[Plotting code records]
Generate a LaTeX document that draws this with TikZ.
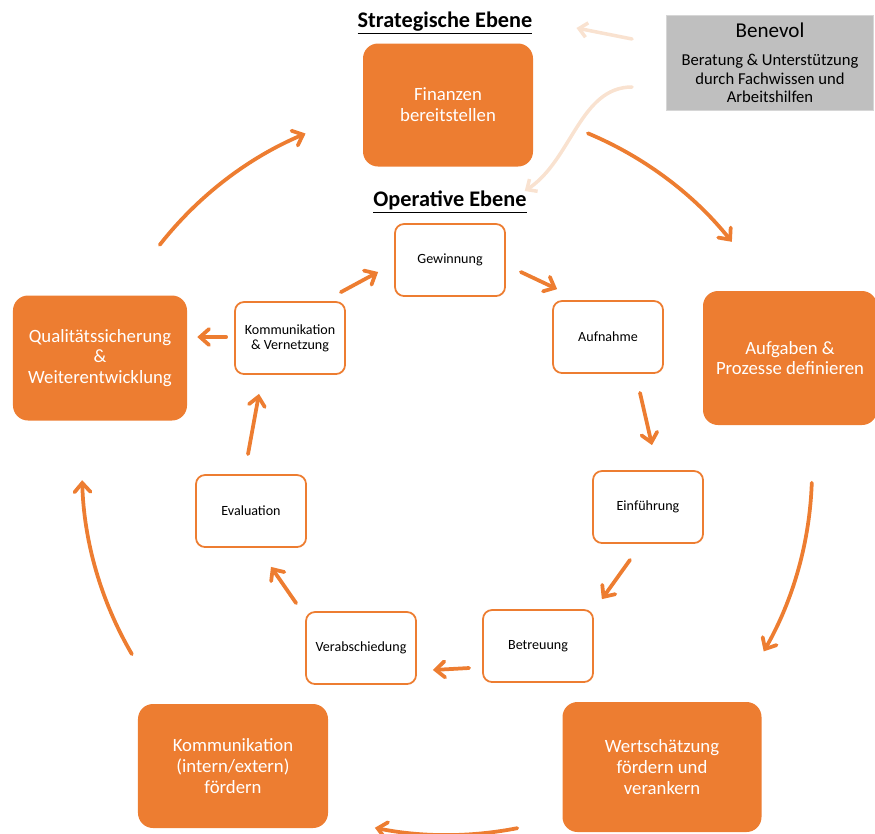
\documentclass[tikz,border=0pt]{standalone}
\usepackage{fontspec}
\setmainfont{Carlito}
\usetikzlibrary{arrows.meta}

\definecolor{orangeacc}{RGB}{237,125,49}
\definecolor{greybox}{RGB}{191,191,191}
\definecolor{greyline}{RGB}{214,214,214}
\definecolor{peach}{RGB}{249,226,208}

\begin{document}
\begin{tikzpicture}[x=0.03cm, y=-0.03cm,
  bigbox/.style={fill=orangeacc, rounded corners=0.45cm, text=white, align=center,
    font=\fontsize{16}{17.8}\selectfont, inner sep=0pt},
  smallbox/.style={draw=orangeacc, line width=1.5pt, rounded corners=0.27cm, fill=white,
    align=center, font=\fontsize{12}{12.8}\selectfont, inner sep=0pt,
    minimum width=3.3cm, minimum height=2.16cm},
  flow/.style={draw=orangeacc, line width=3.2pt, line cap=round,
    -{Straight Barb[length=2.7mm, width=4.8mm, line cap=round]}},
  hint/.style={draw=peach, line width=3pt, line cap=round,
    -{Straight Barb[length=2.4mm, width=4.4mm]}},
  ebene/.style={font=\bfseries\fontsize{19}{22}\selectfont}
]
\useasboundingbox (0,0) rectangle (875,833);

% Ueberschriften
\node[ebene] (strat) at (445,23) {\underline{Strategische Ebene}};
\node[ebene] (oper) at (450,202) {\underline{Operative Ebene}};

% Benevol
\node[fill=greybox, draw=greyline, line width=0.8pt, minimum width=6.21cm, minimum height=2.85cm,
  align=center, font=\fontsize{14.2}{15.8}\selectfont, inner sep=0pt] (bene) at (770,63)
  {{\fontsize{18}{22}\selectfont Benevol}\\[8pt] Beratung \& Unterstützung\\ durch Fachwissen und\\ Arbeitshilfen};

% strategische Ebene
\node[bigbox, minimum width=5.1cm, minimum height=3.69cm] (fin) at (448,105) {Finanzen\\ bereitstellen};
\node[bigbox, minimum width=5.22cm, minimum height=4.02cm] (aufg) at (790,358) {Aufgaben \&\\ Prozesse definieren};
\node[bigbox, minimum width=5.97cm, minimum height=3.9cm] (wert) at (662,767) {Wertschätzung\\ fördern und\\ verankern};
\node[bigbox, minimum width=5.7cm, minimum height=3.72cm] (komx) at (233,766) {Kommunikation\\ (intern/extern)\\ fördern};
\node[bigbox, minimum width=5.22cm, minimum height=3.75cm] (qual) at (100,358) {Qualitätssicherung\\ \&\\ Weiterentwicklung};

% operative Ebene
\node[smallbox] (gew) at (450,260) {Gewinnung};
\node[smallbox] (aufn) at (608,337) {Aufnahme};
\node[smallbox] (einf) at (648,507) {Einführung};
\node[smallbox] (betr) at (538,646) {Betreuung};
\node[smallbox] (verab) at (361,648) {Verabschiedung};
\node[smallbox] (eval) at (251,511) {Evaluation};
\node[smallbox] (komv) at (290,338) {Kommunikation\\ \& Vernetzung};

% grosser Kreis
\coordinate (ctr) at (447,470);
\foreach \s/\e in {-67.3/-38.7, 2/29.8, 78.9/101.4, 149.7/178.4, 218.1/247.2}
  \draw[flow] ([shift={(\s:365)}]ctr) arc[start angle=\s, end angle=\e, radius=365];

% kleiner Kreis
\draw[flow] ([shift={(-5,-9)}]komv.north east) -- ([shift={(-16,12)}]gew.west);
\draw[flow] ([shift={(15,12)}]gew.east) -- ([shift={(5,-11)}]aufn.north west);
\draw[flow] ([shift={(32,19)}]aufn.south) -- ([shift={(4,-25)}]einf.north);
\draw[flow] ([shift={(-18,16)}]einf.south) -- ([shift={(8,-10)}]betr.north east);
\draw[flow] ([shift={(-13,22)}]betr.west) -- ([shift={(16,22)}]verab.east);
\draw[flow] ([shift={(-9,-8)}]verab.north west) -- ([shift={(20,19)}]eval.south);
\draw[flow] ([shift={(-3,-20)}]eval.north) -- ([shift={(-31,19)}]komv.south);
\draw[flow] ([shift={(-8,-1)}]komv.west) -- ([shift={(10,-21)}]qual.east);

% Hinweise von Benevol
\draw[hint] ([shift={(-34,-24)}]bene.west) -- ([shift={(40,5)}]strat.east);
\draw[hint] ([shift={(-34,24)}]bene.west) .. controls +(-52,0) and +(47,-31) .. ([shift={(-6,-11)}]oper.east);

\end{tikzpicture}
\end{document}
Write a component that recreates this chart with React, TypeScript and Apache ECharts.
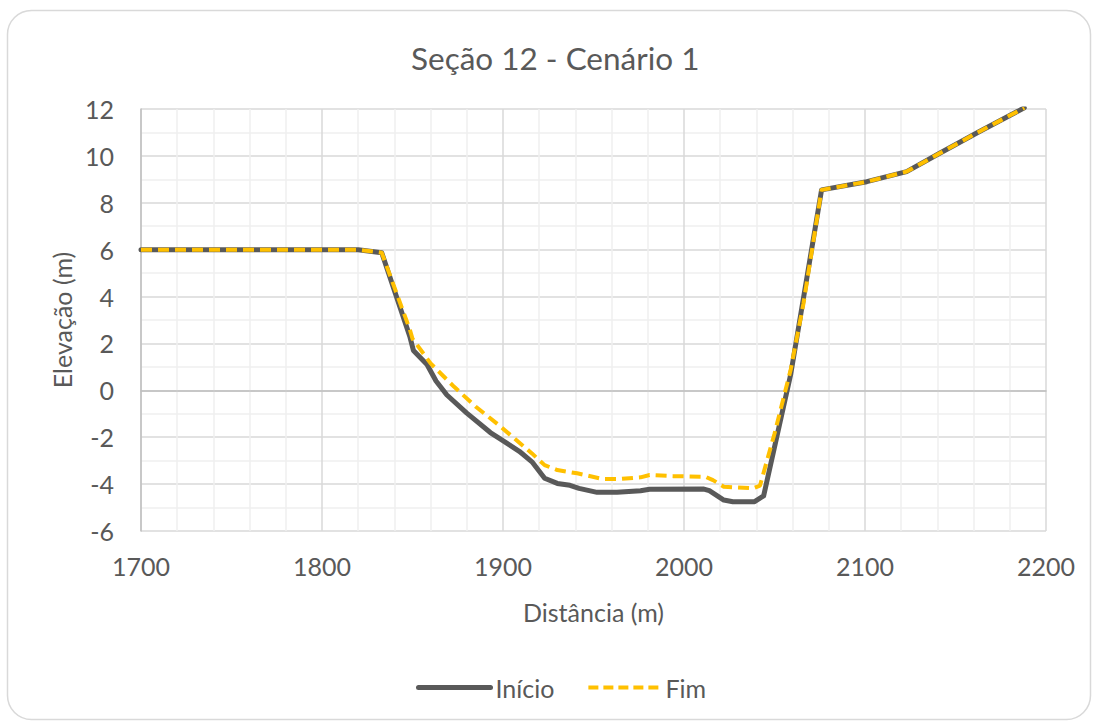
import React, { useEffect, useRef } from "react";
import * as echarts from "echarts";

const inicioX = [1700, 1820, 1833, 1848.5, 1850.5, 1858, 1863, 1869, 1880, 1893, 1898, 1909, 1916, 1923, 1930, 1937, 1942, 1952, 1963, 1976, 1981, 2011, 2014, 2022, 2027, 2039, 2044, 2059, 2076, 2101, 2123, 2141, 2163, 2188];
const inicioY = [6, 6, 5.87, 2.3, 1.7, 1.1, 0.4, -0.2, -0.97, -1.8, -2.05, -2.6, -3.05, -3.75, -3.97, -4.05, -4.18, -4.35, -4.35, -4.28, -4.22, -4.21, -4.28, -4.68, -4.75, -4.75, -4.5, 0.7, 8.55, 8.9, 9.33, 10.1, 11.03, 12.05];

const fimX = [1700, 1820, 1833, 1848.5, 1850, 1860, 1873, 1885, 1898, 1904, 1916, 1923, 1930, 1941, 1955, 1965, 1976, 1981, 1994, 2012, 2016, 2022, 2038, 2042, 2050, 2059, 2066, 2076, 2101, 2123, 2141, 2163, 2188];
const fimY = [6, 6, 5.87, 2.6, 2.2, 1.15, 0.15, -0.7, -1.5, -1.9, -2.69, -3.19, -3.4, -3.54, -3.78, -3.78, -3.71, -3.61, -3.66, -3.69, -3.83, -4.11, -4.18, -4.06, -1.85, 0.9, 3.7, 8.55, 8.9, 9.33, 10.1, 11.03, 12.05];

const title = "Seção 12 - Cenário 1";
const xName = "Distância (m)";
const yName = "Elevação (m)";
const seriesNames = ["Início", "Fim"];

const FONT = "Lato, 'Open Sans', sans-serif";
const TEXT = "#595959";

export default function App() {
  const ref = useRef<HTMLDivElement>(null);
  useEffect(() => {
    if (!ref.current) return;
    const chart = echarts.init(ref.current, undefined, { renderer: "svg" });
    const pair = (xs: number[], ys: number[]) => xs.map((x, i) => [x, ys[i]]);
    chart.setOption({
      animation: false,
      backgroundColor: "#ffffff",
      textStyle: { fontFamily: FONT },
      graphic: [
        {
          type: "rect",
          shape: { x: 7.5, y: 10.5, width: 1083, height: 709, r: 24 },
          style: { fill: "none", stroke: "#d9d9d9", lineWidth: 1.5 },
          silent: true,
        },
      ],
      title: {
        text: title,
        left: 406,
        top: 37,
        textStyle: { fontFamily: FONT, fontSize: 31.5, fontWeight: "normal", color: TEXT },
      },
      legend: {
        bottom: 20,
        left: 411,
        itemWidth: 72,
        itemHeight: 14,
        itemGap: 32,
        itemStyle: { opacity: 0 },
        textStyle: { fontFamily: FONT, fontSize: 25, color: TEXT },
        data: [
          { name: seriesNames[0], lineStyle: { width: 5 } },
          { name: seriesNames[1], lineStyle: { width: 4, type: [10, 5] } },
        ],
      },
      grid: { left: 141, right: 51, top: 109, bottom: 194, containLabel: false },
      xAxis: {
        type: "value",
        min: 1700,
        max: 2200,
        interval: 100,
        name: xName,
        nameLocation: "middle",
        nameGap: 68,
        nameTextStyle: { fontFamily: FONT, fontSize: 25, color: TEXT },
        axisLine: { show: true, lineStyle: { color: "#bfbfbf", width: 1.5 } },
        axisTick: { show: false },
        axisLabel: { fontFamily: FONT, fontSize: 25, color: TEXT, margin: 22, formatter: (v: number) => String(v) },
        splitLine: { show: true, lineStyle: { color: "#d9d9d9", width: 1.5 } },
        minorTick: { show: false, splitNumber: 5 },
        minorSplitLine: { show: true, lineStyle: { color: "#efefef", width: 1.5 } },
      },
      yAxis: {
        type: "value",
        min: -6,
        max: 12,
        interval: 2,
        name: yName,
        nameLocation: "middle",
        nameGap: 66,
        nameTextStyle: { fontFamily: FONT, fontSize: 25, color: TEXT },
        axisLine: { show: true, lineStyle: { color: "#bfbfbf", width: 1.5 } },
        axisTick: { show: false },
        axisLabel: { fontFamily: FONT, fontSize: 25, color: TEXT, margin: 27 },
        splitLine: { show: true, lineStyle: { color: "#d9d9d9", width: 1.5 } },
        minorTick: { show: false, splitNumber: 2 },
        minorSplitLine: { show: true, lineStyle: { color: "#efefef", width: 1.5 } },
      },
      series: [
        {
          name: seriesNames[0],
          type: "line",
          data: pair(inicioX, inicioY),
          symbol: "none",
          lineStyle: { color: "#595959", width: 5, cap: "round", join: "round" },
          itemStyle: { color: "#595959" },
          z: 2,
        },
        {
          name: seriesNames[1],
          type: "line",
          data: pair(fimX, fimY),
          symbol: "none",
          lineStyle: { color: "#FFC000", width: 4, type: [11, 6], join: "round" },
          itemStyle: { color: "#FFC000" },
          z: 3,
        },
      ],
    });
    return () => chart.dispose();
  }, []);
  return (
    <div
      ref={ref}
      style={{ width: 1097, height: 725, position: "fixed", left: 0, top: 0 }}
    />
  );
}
* * *
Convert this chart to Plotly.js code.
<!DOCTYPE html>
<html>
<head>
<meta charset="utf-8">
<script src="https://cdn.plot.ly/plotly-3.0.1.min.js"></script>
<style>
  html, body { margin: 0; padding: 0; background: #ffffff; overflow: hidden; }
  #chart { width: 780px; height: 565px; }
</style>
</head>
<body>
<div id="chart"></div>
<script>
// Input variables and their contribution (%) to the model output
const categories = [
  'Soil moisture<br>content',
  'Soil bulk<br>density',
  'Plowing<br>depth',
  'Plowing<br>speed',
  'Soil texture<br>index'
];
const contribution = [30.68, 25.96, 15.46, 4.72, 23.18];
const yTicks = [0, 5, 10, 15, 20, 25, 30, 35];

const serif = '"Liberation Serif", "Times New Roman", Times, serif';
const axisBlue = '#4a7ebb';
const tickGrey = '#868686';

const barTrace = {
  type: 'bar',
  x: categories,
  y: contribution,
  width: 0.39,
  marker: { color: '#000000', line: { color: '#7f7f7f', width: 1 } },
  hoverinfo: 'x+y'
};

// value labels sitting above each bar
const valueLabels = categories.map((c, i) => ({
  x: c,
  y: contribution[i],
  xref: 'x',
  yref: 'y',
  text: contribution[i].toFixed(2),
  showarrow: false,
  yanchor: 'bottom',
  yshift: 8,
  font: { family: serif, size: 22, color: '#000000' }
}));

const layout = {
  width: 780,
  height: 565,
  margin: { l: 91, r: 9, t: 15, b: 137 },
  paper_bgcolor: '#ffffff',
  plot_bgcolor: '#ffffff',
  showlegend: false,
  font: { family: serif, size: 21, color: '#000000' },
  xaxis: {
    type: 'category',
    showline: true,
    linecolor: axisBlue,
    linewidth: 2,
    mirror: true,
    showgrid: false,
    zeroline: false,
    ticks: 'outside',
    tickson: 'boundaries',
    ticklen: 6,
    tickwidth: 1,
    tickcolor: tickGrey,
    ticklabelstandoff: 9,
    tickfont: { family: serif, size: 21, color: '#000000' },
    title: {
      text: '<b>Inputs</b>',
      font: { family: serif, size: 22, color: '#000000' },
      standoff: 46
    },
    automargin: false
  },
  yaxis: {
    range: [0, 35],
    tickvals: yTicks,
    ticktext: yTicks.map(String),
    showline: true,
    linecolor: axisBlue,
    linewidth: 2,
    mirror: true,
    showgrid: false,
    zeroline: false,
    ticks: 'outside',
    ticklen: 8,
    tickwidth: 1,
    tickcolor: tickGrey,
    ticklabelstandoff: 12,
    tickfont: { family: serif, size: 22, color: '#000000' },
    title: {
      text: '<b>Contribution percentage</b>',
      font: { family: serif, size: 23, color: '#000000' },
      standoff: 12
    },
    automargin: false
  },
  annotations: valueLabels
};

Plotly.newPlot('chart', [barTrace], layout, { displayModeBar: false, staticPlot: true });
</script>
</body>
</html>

What needs to be done: Copy the listing above exactly, but only from the line with "Write a component" through the line with "import * as", including those two lines and excluding any picture.

Response to this task:
Write a component that recreates this chart with React, TypeScript and Apache ECharts.
import React, { useEffect, useRef } from "react";
import * as echarts from "echarts";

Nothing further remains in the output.